HEPATITIS TERMINAL
Estaba
casi desahuciado. La hepatitis acabaría con él antes de recibir un trasplante
de riñón: la lista de espera era demasiado amplia, y había otros pacientes con
más antigüedad que él en la misma. Se sentía presa de las parcas, y apenas tuvo
consuelo cuando se encontró con un viejo amigo de la infancia.
-Hola,
Miguel – le saludó el hombre canoso y delgado como vara de mimbre.
-Saludos,
Pedro – contestó Miguel, aunque apenas le salía la voz de la garganta.
-¿Qué
te pasa, amigo? Te veo alicaído – lo miró a preocupado.
Pensó
que quizá sería bueno confesar a su amigo las últimas noticias sobre su
enfermedad y el diagnóstico definitivo de los médicos. En el bar, apenas
terminada su confesión, y después de un par de rondas de cervezas, Pedro le
hizo otra pregunta:
-¿Fumas?
-No,
Pedro. No, mi enfermedad nada tiene que ver con el tabaquismo. Más bien es
genética. Los pulmones los tengo en perfecto estado…
-Estupendo
entonces – su amigo sonrió y se atusó el fino bigote.
Al
rato Miguel comenzó a sentirse mal y pidió a su amigo que le llevase hasta su
domicilio. En el trayecto se desmayó. Despertó tumbado en la cama de su casa.
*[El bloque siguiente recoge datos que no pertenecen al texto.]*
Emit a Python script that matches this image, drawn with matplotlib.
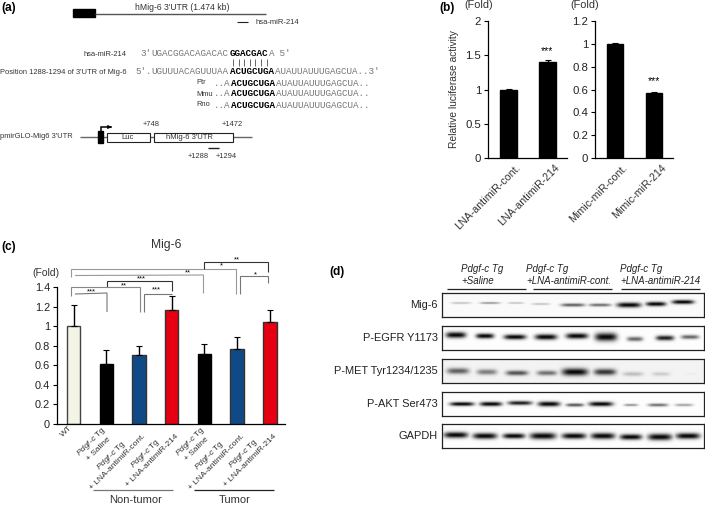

Estaba solo. No sabía cuánto tiempo había transcurrido. Se incorporó de la
cama. Estaba desnudo y le dolía el pecho. Cuando llegó al baño se contempló en
el espejo y su sorpresa fue mayúscula: ¡una cicatriz cruzaba su pecho en
vertical, y tenía otra en el costado, junto al hígado! No recordaba nada.
Alarmado fue al hospital. Tras las pruebas que le hicieron confirmaron sus
sospechas: tenía un hígado nuevo, sano y funcionando correctamente y también
que… carecía de uno de los riñones.
Miguel
no presentó denuncia, ni contó lo que le había sucedido. Nunca más vio a Pedro,
y siempre quedó con la duda de qué hubiera hecho entonces: si condenarle por
quitarle un riñón, o bendecirle por darle un hígado nuevo.